Anne-Caroline Joud compte aussi sur la révolution numérique pour faire adhérer prochainement d’autres professionnels de santé. « La réussite d’un tel projet est tributaire de l’entente entre les professionnels de santé. De plus cela nécessite un changement de la pratique et de l’organisation à l’officine », reconnaît-elle. Pour aider les pharmaciens dans leurs réflexions et démarches, la FFMPS propose aux porteurs de projet l’aide d’un facilitateur régional.
* Secrétariat de la FFMPS : 09 67 64 15 57.

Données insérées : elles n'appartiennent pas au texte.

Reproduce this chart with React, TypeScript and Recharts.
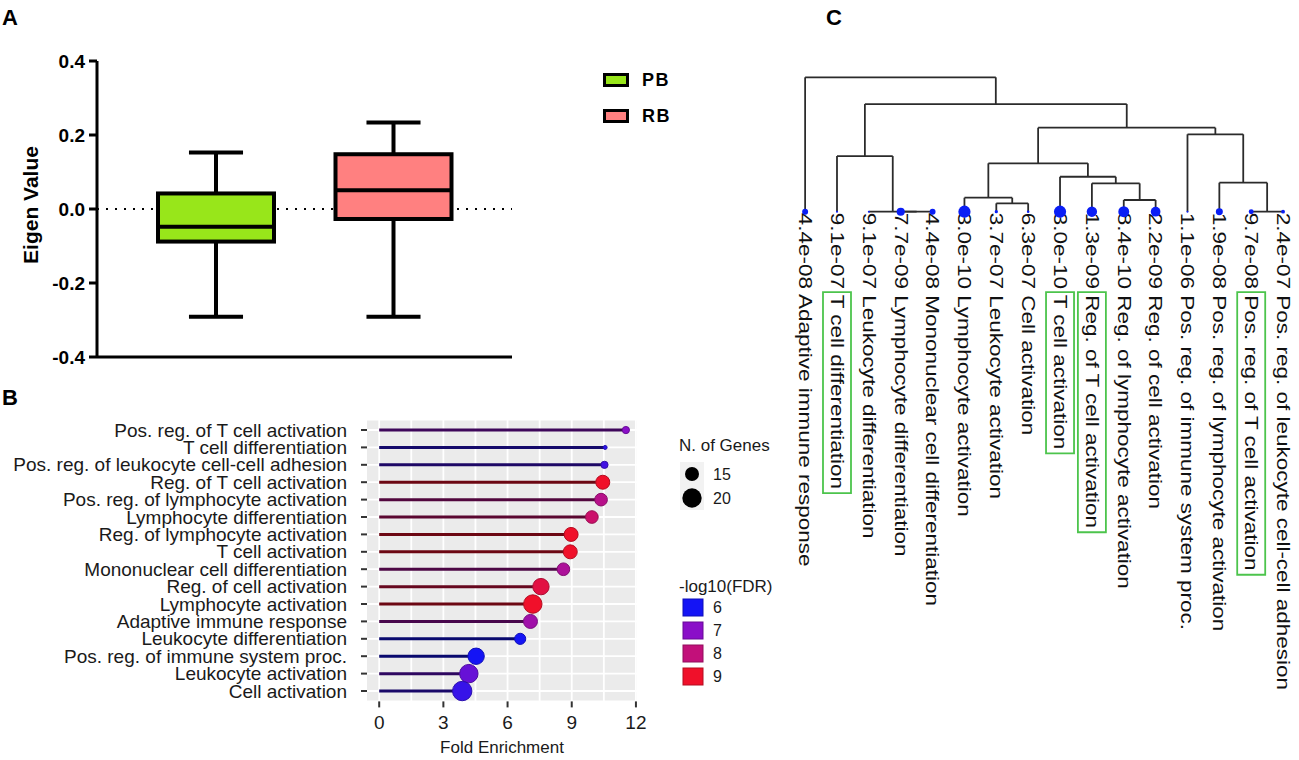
import React from 'react';
import { ComposedChart, Bar, XAxis, YAxis, CartesianGrid, ReferenceLine, Scatter, Label } from 'recharts';

const FONT = "'Liberation Sans', Arial, Helvetica, sans-serif";

// ---------- Panel A data ----------
const groups = ['PB', 'RB'];
const boxMin = [-0.291, -0.291];
const boxQ1 = [-0.088, -0.027];
const boxMedian = [-0.048, 0.051];
const boxQ3 = [0.042, 0.148];
const boxMax = [0.153, 0.234];
const boxColors = ['#98E61A', '#FF8080'];
const eigenTicks = [-0.4, -0.2, 0, 0.2, 0.4];
const zeroLine = [0];

// ---------- Panel B data ----------
const terms = [
  'Pos. reg. of T cell activation',
  'T cell differentiation',
  'Pos. reg. of leukocyte cell-cell adhesion',
  'Reg. of T cell activation',
  'Pos. reg. of lymphocyte activation',
  'Lymphocyte differentiation',
  'Reg. of lymphocyte activation',
  'T cell activation',
  'Mononuclear cell differentiation',
  'Reg. of cell activation',
  'Lymphocyte activation',
  'Adaptive immune response',
  'Leukocyte differentiation',
  'Pos. reg. of immune system proc.',
  'Leukocyte activation',
  'Cell activation',
];
const foldEnrichment = [11.53, 10.56, 10.53, 10.45, 10.37, 9.94, 8.97, 8.93, 8.61, 7.56, 7.18, 7.07, 6.59, 4.53, 4.19, 3.88];
const geneCounts = [11, 10, 11, 15, 14, 14, 15, 15, 14, 17, 19, 15, 13, 17, 19, 20];
const negLog10Fdr = [7.0, 6.2, 6.4, 9.0, 7.8, 8.2, 9.0, 9.0, 7.6, 8.7, 9.0, 7.4, 6.0, 6.0, 6.7, 6.3];
const foldTicks = [0, 3, 6, 9, 12];
const foldGridValues = [0, 1.5, 3, 4.5, 6, 7.5, 9, 10.5, 12];
const sizeLegendValues = [15, 20];
const fdrLegendValues = [6, 7, 8, 9];
const fdrStopColors = ['#1414F5', '#8A0FC8', '#C2107A', '#F0102A'];

// ---------- Panel C data ----------
const leafPValues = ['4.4e-08', '9.1e-07', '9.1e-07', '7.7e-09', '4.4e-08', '3.0e-10', '3.7e-07', '6.3e-07', '3.0e-10', '1.3e-09', '8.4e-10', '2.2e-09', '1.1e-06', '1.9e-08', '9.7e-08', '2.4e-07'];
const leafNames = [
  'Adaptive immune response',
  'T cell differentiation',
  'Leukocyte differentiation',
  'Lymphocyte differentiation',
  'Mononuclear cell differentiation',
  'Lymphocyte activation',
  'Leukocyte activation',
  'Cell activation',
  'T cell activation',
  'Reg. of T cell activation',
  'Reg. of lymphocyte activation',
  'Reg. of cell activation',
  'Pos. reg. of immune system proc.',
  'Pos. reg. of lymphocyte activation',
  'Pos. reg. of T cell activation',
  'Pos. reg. of leukocyte cell-cell adhesion',
];
const highlightedLeaves = ['T cell differentiation', 'T cell activation', 'Reg. of T cell activation', 'Pos. reg. of T cell activation'];
// linkage: node ids 0-15 leaves, 16+k = merge k
const mergeLeft = [3, 2, 1, 6, 5, 10, 9, 8, 20, 14, 13, 12, 24, 18, 0];
const mergeRight = [4, 16, 17, 7, 19, 11, 21, 22, 23, 15, 25, 26, 27, 28, 29];
const mergeHeight = [0, 0, 0.414, 0.0625, 0.104, 0.087, 0.211, 0.26, 0.36, 0, 0.216, 0.576, 0.625, 0.801, 1.0];

// ---------- helpers ----------
const hexToRgb = (h: string) => {
  const n = parseInt(h.slice(1), 16);
  return [(n >> 16) & 255, (n >> 8) & 255, n & 255];
};
const rgbStr = (c: number[], f = 1) => `rgb(${c.map((v) => Math.round(v * f)).join(',')})`;
const fdrRgb = (v: number) => {
  const cols = fdrStopColors.map(hexToRgb);
  if (v <= fdrLegendValues[0]) return cols[0];
  for (let i = 0; i < fdrLegendValues.length - 1; i++) {
    if (v <= fdrLegendValues[i + 1]) {
      const t = (v - fdrLegendValues[i]) / (fdrLegendValues[i + 1] - fdrLegendValues[i]);
      return cols[i].map((c, k) => c + (cols[i + 1][k] - c) * t);
    }
  }
  return cols[cols.length - 1];
};
const geneRadius = (n: number) => Math.sqrt(Math.max(1, 9 * n - 86));
const leafRadius = (p: string) => Math.max(1, 1 + 1.45 * (-Math.log10(parseFloat(p)) - 6));

let measureCtx: any = null;
const measure = (s: string, font: string) => {
  if (!measureCtx) measureCtx = document.createElement('canvas').getContext('2d');
  measureCtx.font = font;
  return measureCtx.measureText(s).width;
};

// ---------- tables ----------
const boxData = groups.map((g, i) => ({
  group: g,
  range: [boxMin[i], boxMax[i]],
  min: boxMin[i], q1: boxQ1[i], median: boxMedian[i], q3: boxQ3[i], max: boxMax[i],
  color: boxColors[i],
}));

const lollipopData = terms.map((t, i) => ({ term: t, fe: foldEnrichment[i], genes: geneCounts[i], fdr: negLog10Fdr[i] }));

const leafData = leafNames.map((n, i) => ({ x: i, y: 0, name: n, p: leafPValues[i] }));

const nodeX: number[] = leafNames.map((_, i) => i);
const nodeH: number[] = leafNames.map(() => 0);
const segments: { x1: number; y1: number; x2: number; y2: number }[] = [];
mergeLeft.forEach((l, k) => {
  const r = mergeRight[k];
  const h = mergeHeight[k];
  const xl = nodeX[l], xr = nodeX[r];
  if (h > nodeH[l]) segments.push({ x1: xl, y1: nodeH[l], x2: xl, y2: h });
  if (h > nodeH[r]) segments.push({ x1: xr, y1: nodeH[r], x2: xr, y2: h });
  segments.push({ x1: xl, y1: h, x2: xr, y2: h });
  nodeX.push((xl + xr) / 2);
  nodeH.push(h);
});

// ---------- shapes ----------
const BoxShape = (props: any) => {
  const { x, y, width, height, payload } = props;
  const top = Math.min(y, y + height);
  const bottom = Math.max(y, y + height);
  const py = (v: number) => bottom - ((v - payload.min) / (payload.max - payload.min)) * (bottom - top);
  const cx = x + width / 2;
  const cap = width * 0.233;
  const sw = 4;
  return (
    <g>
      <line x1={cx} x2={cx} y1={py(payload.max)} y2={py(payload.q3)} stroke="#000" strokeWidth={sw} />
      <line x1={cx} x2={cx} y1={py(payload.q1)} y2={py(payload.min)} stroke="#000" strokeWidth={sw} />
      <line x1={cx - cap} x2={cx + cap} y1={py(payload.max)} y2={py(payload.max)} stroke="#000" strokeWidth={sw} />
      <line x1={cx - cap} x2={cx + cap} y1={py(payload.min)} y2={py(payload.min)} stroke="#000" strokeWidth={sw} />
      <rect x={x} y={py(payload.q3)} width={width} height={py(payload.q1) - py(payload.q3)} fill={payload.color} stroke="#000" strokeWidth={sw} />
      <line x1={x} x2={x + width} y1={py(payload.median)} y2={py(payload.median)} stroke="#000" strokeWidth={sw} />
    </g>
  );
};

const Lollipop = (props: any) => {
  const { x, y, width, height, payload } = props;
  const cy = y + height / 2;
  const ex = x + width;
  const col = fdrRgb(payload.fdr);
  return (
    <g>
      <line x1={x} x2={ex} y1={cy} y2={cy} stroke={rgbStr(col, 0.45)} strokeWidth={3} />
      <circle cx={ex} cy={cy} r={geneRadius(payload.genes)} fill={rgbStr(col)} stroke={rgbStr(col, 0.75)} strokeWidth={1} />
    </g>
  );
};

const TermTick = (p: any) => (
  <text x={p.x} y={p.y} textAnchor="end" dominantBaseline="central" fontSize={19} fill="#1a1a1a" fontFamily={FONT}>
    {p.payload.value}
  </text>
);

const LeafShape = (props: any) => {
  const { cx, cy, payload } = props;
  if (cx == null || cy == null) return null;
  const fs = 18;
  const font = `${fs}px 'Liberation Sans'`;
  const prefix = payload.p + ' ';
  const hl = highlightedLeaves.includes(payload.name);
  const pw = measure(prefix, font);
  const nw = measure(payload.name, font);
  return (
    <g>
      <g transform={`translate(${cx},${cy + 1}) rotate(90) scale(1.25,1)`}>
        <text x={0} y={0} dominantBaseline="central" fontSize={fs} fontFamily={FONT} fill="#111">
          {prefix + payload.name}
        </text>
        {hl && (
          <rect x={pw - 2.5} y={-14} width={nw + 5} height={28} fill="none" stroke="#4CC44C" strokeWidth={1.8} vectorEffect="non-scaling-stroke" />
        )}
      </g>
      <circle cx={cx} cy={cy} r={leafRadius(payload.p)} fill="#0A1EF5" />
    </g>
  );
};

export default function App() {
  return (
    <div style={{ position: 'absolute', left: 0, top: 0, width: 1299, height: 760, background: '#fff', fontFamily: FONT, overflow: 'hidden' }}>
      {/* Panel A */}
      <div style={{ position: 'absolute', left: 0, top: 0 }}>
        <ComposedChart width={720} height={380} data={boxData} margin={{ top: 61, right: 208, bottom: 22, left: 0 }}>
          <CartesianGrid vertical={false} horizontalValues={zeroLine} stroke="#000" strokeWidth={2} strokeDasharray="2 7" />
          <XAxis dataKey="group" type="category" tick={false} tickLine={false} height={1} axisLine={{ stroke: '#000', strokeWidth: 3 }} padding={{ left: 30, right: 30 }} />
          <YAxis
            type="number"
            domain={[-0.4, 0.4]}
            ticks={eigenTicks}
            width={97}
            tickFormatter={(v: number) => v.toFixed(1)}
            tick={{ fontSize: 19, fontWeight: 700, fill: '#000', fontFamily: FONT }}
            tickLine={{ stroke: '#000', strokeWidth: 3 }}
            tickSize={8}
            tickMargin={4}
            axisLine={{ stroke: '#000', strokeWidth: 3 }}
          >
            <Label
              content={(p: any) => {
                const vb = p.viewBox;
                const lx = vb.x + 30;
                const ly = vb.y + vb.height / 2 - 4;
                return (
                  <text x={lx} y={ly} transform={`rotate(-90, ${lx}, ${ly})`} textAnchor="middle" dominantBaseline="central" fontSize={21} fontWeight={700} fontFamily={FONT} fill="#000">
                    Eigen Value
                  </text>
                );
              }}
            />
          </YAxis>
          <Bar dataKey="range" barSize={116} shape={BoxShape} isAnimationActive={false} />
        </ComposedChart>
      </div>

      {/* Panel B */}
      <div style={{ position: 'absolute', left: 0, top: 380 }}>
        <ComposedChart layout="vertical" width={800} height={380} data={lollipopData} margin={{ top: 39.6, right: 163, bottom: 3.6, left: 0 }}>
          <CartesianGrid fill="#EBEBEB" fillOpacity={1} stroke="#FFFFFF" strokeWidth={1.8} verticalValues={foldGridValues} />
          <XAxis
            type="number"
            domain={[-0.57, 12.05]}
            allowDataOverflow
            ticks={foldTicks}
            axisLine={false}
            tickLine={{ stroke: '#333', strokeWidth: 2 }}
            tickSize={6}
            tickMargin={8}
            height={55}
            tick={{ fontSize: 19, fill: '#1a1a1a', fontFamily: FONT }}
          >
            <Label value="Fold Enrichment" position="insideBottom" offset={3.4} style={{ fontSize: 17, fill: '#1a1a1a', fontFamily: FONT }} />
          </XAxis>
          <YAxis
            type="category"
            dataKey="term"
            width={367}
            interval={0}
            axisLine={false}
            tickLine={{ stroke: '#333', strokeWidth: 2 }}
            tickSize={6}
            tickMargin={14}
            padding={{ top: 1.7, bottom: 1.7 }}
            tick={TermTick}
          />
          <Bar dataKey="fe" shape={Lollipop} isAnimationActive={false} />
        </ComposedChart>
      </div>

      {/* Panel C */}
      <div style={{ position: 'absolute', left: 780, top: 0 }}>
        <ComposedChart width={519} height={760} margin={{ top: 77.3, right: 0, bottom: 548.3, left: 9.2 }}>
          <XAxis type="number" dataKey="x" domain={[-0.5, 15.5]} hide />
          <YAxis type="number" dataKey="y" domain={[0, 1]} hide />
          {segments.map((s, i) => (
            <ReferenceLine key={i} segment={[{ x: s.x1, y: s.y1 }, { x: s.x2, y: s.y2 }]} stroke="#2b2b2b" strokeWidth={1.8} ifOverflow="visible" />
          ))}
          <Scatter data={leafData} dataKey="y" shape={LeafShape} isAnimationActive={false} />
        </ComposedChart>
      </div>

      {/* Overlay: panel letters and legends */}
      <svg width={1299} height={760} style={{ position: 'absolute', left: 0, top: 0, pointerEvents: 'none' }}>
        <text x={2} y={25} fontSize={22} fontWeight={700} fontFamily={FONT} fill="#000">A</text>
        <text x={2} y={405} fontSize={22} fontWeight={700} fontFamily={FONT} fill="#000">B</text>
        <text x={826} y={25} fontSize={22} fontWeight={700} fontFamily={FONT} fill="#000">C</text>

        {/* Legend A */}
        {groups.map((g, i) => (
          <g key={g}>
            <rect x={604.5} y={74.5 + i * 36} width={23} height={11} fill={boxColors[i]} stroke="#000" strokeWidth={3} />
            <text x={642} y={80 + i * 36} dominantBaseline="central" fontSize={18} fontWeight={700} letterSpacing={1.5} fontFamily={FONT} fill="#000">{g}</text>
          </g>
        ))}

        {/* Legend B: size */}
        <text x={679} y={451} fontSize={17} fontFamily={FONT} fill="#1a1a1a">N. of Genes</text>
        <rect x={680} y={462} width={24} height={48} fill="#F2F2F2" />
        {sizeLegendValues.map((v, i) => (
          <g key={v}>
            <circle cx={692} cy={474 + i * 24} r={geneRadius(v)} fill="#000" />
            <text x={713} y={474 + i * 24} dominantBaseline="central" fontSize={16} fontFamily={FONT} fill="#1a1a1a">{v}</text>
          </g>
        ))}

        {/* Legend B: colour */}
        <text x={679} y={592} fontSize={17} fontFamily={FONT} fill="#1a1a1a">-log10(FDR)</text>
        {fdrLegendValues.map((v, i) => (
          <g key={v}>
            <rect x={683} y={599 + i * 23} width={20} height={17} fill={rgbStr(fdrRgb(v))} stroke={rgbStr(fdrRgb(v), 0.75)} strokeWidth={1} />
            <text x={713} y={607.5 + i * 23} dominantBaseline="central" fontSize={16} fontFamily={FONT} fill="#1a1a1a">{v}</text>
          </g>
        ))}
      </svg>
    </div>
  );
}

Dix régions pourront former davantagede médecins
La ministre de la Santé devrait bientôt dévoiler les mesures incitatives du « Pacte territoire santé 2 » pour lutter contre les déserts médicaux. Selon le document de présentation, celles-ci permettraient de développer des maisons de santé pluridisciplinaires ou encore de faciliter l’installation des jeunes médecins dans les zones déficitaires grâce aux contrats de praticien territorial de médecine générale (PTMG) et aux bourses versées dans le cadre de contrats d’engagements de service public (CESP). Une hausse ciblée du nombre de médecins à former est envisagée dans 10régions (Auvergne, Bouches-du-Rhône, Centre-Val de Loire, Bourgogne, Haute et Basse-Normandie, Nord-Pas-de-Calais, Picardie, Antilles-Guyane et Réunion).